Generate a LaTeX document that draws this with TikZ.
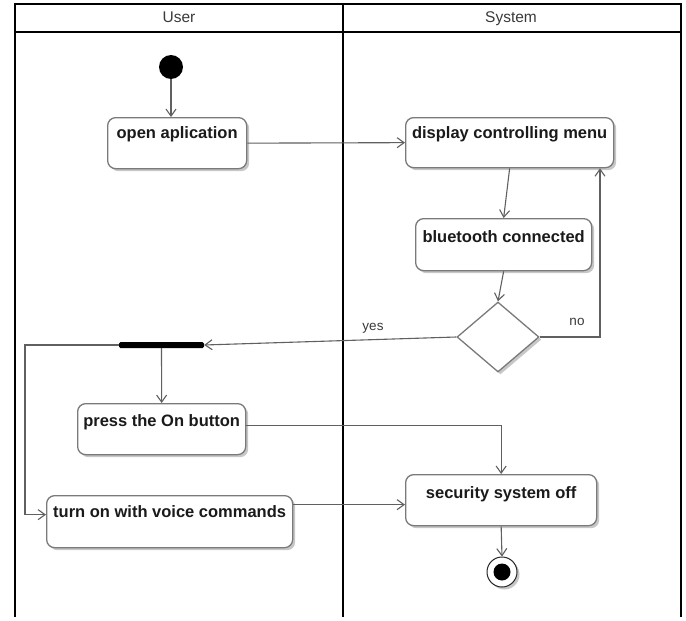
\documentclass[tikz,border=0pt]{standalone}
\usepackage{fontspec}
\setmainfont{Liberation Sans}
\usetikzlibrary{arrows.meta,shapes.geometric,shadows,calc}
\definecolor{boxgray}{HTML}{7A7A7A}
\definecolor{linegray}{HTML}{606060}
\definecolor{txt}{HTML}{1A1A1A}
\definecolor{hdr}{HTML}{3A3A3A}
\begin{document}
\begin{tikzpicture}[x=1pt,y=-1pt,
  shade box/.style={drop shadow={shadow xshift=2.5pt, shadow yshift=-2.5pt, opacity=0.22, fill=black}},
  act/.style={draw=boxgray, line width=1.3pt, rounded corners=8pt, fill=white,
    anchor=north west, inner sep=0pt, font=\fontsize{16.5}{18}\selectfont\bfseries,
    text=txt, shade box},
  dec/.style={diamond, draw=boxgray, line width=1.3pt, fill=white, minimum width=82pt,
    minimum height=70pt, inner sep=0pt, shade box},
  conn/.style={draw=linegray, line width=1.1pt, -{Straight Barb[length=7pt,width=10pt]}},
  frame/.style={draw=black, line width=1.8pt},
  hdrtext/.style={font=\fontsize{15.5}{17}\selectfont, text=hdr, anchor=base, inner sep=0pt},
  lbl/.style={font=\fontsize{13.5}{15}\selectfont, text=hdr, inner sep=0pt}]
\useasboundingbox (0,0) rectangle (686,621);
\fill[white] (0,0) rectangle (686,621);
% swimlane frame
\draw[frame] (15,617) -- (15,4) -- (681,4) -- (681,617);
\draw[frame] (15,32) -- (681,32);
\draw[frame] (343,4) -- (343,617);
\node[hdrtext] (hu) at (179,23) {User};
\node[hdrtext] (hs) at (511,23) {System};
% nodes
\node[circle, fill=black, minimum size=24pt, inner sep=0pt] (start) at (171,67) {};
\node[act, minimum width=139pt, text height=21pt, text depth=30pt] (openapp) at (107,117) {open aplication};
\node[act, minimum width=208pt, text height=21pt, text depth=29pt] (menu) at (405,117) {display controlling menu};
\node[act, minimum width=176pt, text height=24pt, text depth=28pt] (bt) at (415,218) {bluetooth connected};
\node[dec] (dec) at (498,337) {};
\node[fill=black, minimum width=85pt, minimum height=6pt, inner sep=0pt, rounded corners=1.5pt] (bar) at (161.5,345) {};
\node[act, minimum width=168pt, text height=23pt, text depth=28pt] (press) at (77,403) {press the On button};
\node[act, minimum width=246pt, text height=22pt, text depth=30pt] (voice) at (46,495) {turn on with voice commands};
\node[act, minimum width=191pt, text height=24pt, text depth=27pt] (secoff) at (405,474) {security system off};
\node[circle, draw=black!85, line width=1pt, fill=white, minimum size=30pt, inner sep=0pt,
  path picture={\fill[black] (path picture bounding box.center) circle (8.5pt);}, shade box] (end) at (502,572) {};
\node[lbl] (yes) at (373,328) {yes};
\node[lbl] (no) at (577,322) {no};
% connectors
\draw[conn] (start) -- (start |- openapp.north);
\draw[conn] (openapp.east) -- (menu.west);
\draw[conn] (menu.south) -- (bt.north);
\draw[conn] (bt.south) -- (dec.north);
\coordinate (nocorner) at (600,337);
\draw[conn] (dec.east) -- (nocorner) -- (nocorner |- menu.south);
\draw[conn] (dec.west) -- (bar.east);
\draw[conn] (bar.south) -- (press.north);
\coordinate (vcorner) at (25,345);
\draw[conn] (bar.west) -- (vcorner) |- ([yshift=7pt]voice.west);
\draw[conn] ([yshift=4pt]press.east) -| (secoff.north);
\draw[conn] ([yshift=17pt]voice.east) -- ([yshift=17pt]voice.east -| secoff.west);
\draw[conn] (secoff.south) -- (end.north);
\end{tikzpicture}
\end{document}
■ ■ ■ ■
• Instructions to follow
Transcribe all the data word for word; the images stay out.

• Finished exercise
Generate a LaTeX document that draws this with TikZ.
\documentclass[tikz,border=0pt]{standalone}
\usepackage{fontspec}
\setmainfont{Liberation Sans}
\usetikzlibrary{arrows.meta,shapes.geometric,shadows,calc}
\definecolor{boxgray}{HTML}{7A7A7A}
\definecolor{linegray}{HTML}{606060}
\definecolor{txt}{HTML}{1A1A1A}
\definecolor{hdr}{HTML}{3A3A3A}
\begin{document}
\begin{tikzpicture}[x=1pt,y=-1pt,
  shade box/.style={drop shadow={shadow xshift=2.5pt, shadow yshift=-2.5pt, opacity=0.22, fill=black}},
  act/.style={draw=boxgray, line width=1.3pt, rounded corners=8pt, fill=white,
    anchor=north west, inner sep=0pt, font=\fontsize{16.5}{18}\selectfont\bfseries,
    text=txt, shade box},
  dec/.style={diamond, draw=boxgray, line width=1.3pt, fill=white, minimum width=82pt,
    minimum height=70pt, inner sep=0pt, shade box},
  conn/.style={draw=linegray, line width=1.1pt, -{Straight Barb[length=7pt,width=10pt]}},
  frame/.style={draw=black, line width=1.8pt},
  hdrtext/.style={font=\fontsize{15.5}{17}\selectfont, text=hdr, anchor=base, inner sep=0pt},
  lbl/.style={font=\fontsize{13.5}{15}\selectfont, text=hdr, inner sep=0pt}]
\useasboundingbox (0,0) rectangle (686,621);
\fill[white] (0,0) rectangle (686,621);
% swimlane frame
\draw[frame] (15,617) -- (15,4) -- (681,4) -- (681,617);
\draw[frame] (15,32) -- (681,32);
\draw[frame] (343,4) -- (343,617);
\node[hdrtext] (hu) at (179,23) {User};
\node[hdrtext] (hs) at (511,23) {System};
% nodes
\node[circle, fill=black, minimum size=24pt, inner sep=0pt] (start) at (171,67) {};
\node[act, minimum width=139pt, text height=21pt, text depth=30pt] (openapp) at (107,117) {open aplication};
\node[act, minimum width=208pt, text height=21pt, text depth=29pt] (menu) at (405,117) {display controlling menu};
\node[act, minimum width=176pt, text height=24pt, text depth=28pt] (bt) at (415,218) {bluetooth connected};
\node[dec] (dec) at (498,337) {};
\node[fill=black, minimum width=85pt, minimum height=6pt, inner sep=0pt, rounded corners=1.5pt] (bar) at (161.5,345) {};
\node[act, minimum width=168pt, text height=23pt, text depth=28pt] (press) at (77,403) {press the On button};
\node[act, minimum width=246pt, text height=22pt, text depth=30pt] (voice) at (46,495) {turn on with voice commands};
\node[act, minimum width=191pt, text height=24pt, text depth=27pt] (secoff) at (405,474) {security system off};
\node[circle, draw=black!85, line width=1pt, fill=white, minimum size=30pt, inner sep=0pt,
  path picture={\fill[black] (path picture bounding box.center) circle (8.5pt);}, shade box] (end) at (502,572) {};
\node[lbl] (yes) at (373,328) {yes};
\node[lbl] (no) at (577,322) {no};
% connectors
\draw[conn] (start) -- (start |- openapp.north);
\draw[conn] (openapp.east) -- (menu.west);
\draw[conn] (menu.south) -- (bt.north);
\draw[conn] (bt.south) -- (dec.north);
\coordinate (nocorner) at (600,337);
\draw[conn] (dec.east) -- (nocorner) -- (nocorner |- menu.south);
\draw[conn] (dec.west) -- (bar.east);
\draw[conn] (bar.south) -- (press.north);
\coordinate (vcorner) at (25,345);
\draw[conn] (bar.west) -- (vcorner) |- ([yshift=7pt]voice.west);
\draw[conn] ([yshift=4pt]press.east) -| (secoff.north);
\draw[conn] ([yshift=17pt]voice.east) -- ([yshift=17pt]voice.east -| secoff.west);
\draw[conn] (secoff.south) -- (end.north);
\end{tikzpicture}
\end{document}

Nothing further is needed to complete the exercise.